Online land records good tool for land-grabbing

 
Published: Friday 31 March 2006

-- it was waiting to happen. After all one can trade shares, buy airplane tickets and conduct a variety of commerce via the Internet. So, the Maharashtra government's and that of several other state governments' move to computerise the state's agricultural records doesn't really evoke much surprise. What, however, appears ludicrous is the state government's self-congratulatory statements that accompanied the announcement to place the land records on the Internet. T C Benjamin, settlement commissioner and director of land records, for example, lauded the move as the harbinger of greater transparency.

Transparency for whom, Mr Benjamin? According to recent Internet World Statistics, Internet users represent just 3.6 per cent of the country's population; rural users were negligible according to the survey. So, the Maharashtra government's hosannas for an e-utopia if ever there was one where farmers can access land records at the click of a mouse are utterly misplaced.

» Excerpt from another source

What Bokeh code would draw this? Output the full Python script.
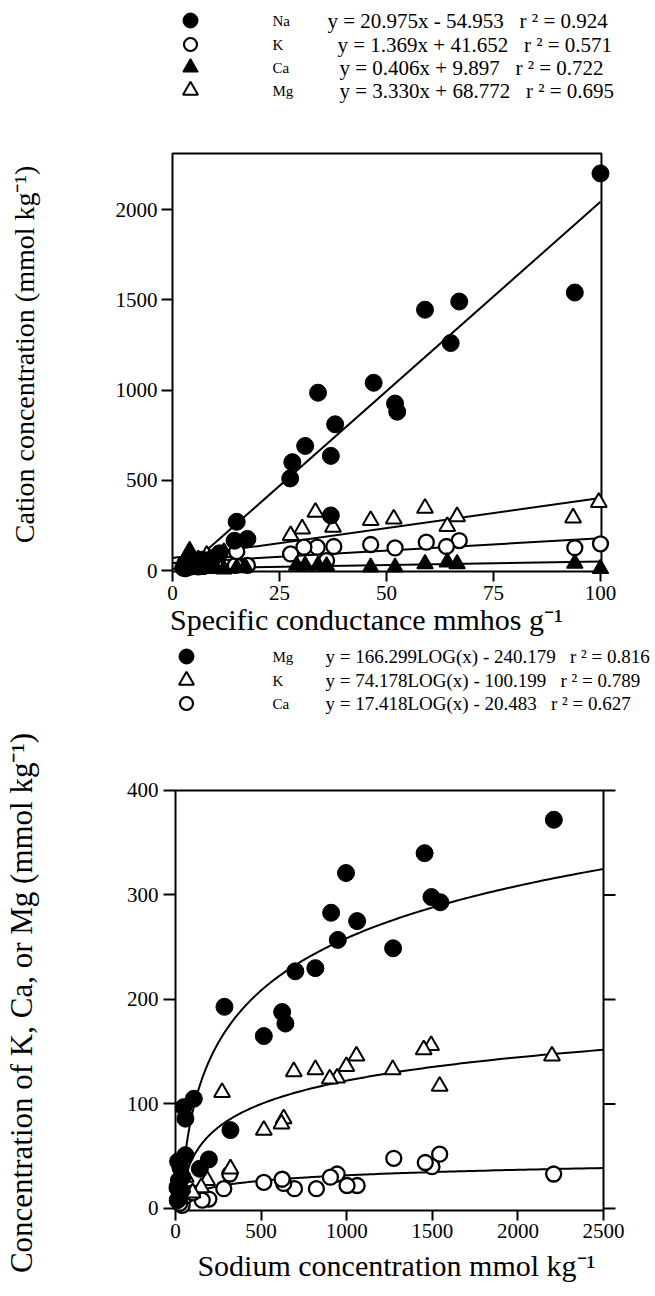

So, who benefits? Quite obviously, industry and the land mafia itching to click their way to the new e-market. Many ngos and activists have voiced fears that rather than help farmers, this move will just help corporate entities to target land they want for their growing operations in this age of liberalisation and get it for a song or a click. Their apprehensions are justified. But there are greater worries. The maze of land rights in India has confounded administrators since ancient times. The upheavals caused by the colonial attempts to codify them are well documented. Are those singing paeans for the e-market ready for similar upheavals? Perhaps it doesn't matter to them.

The situation is also apt to sound a warning to those 'well-meaning' groups who are easily swayed by the current hotch-potch of e-democracy, e-voting, interactive citizens, and so on. Under the circumstances, filling a hard disk with information, then circulating it to e-mail addresses in India, Bangladesh and a handful of us campuses, may bolster the illusion of belonging to a worldwide fraternity. But it is a very far cry from global democracy. We should do well to recall the words of the sociologist Manuel Castells: The most sophisticated features of interactive communication are the privilege of the most highly educated, prosperous segment of the population in the richest, most highly educated countries.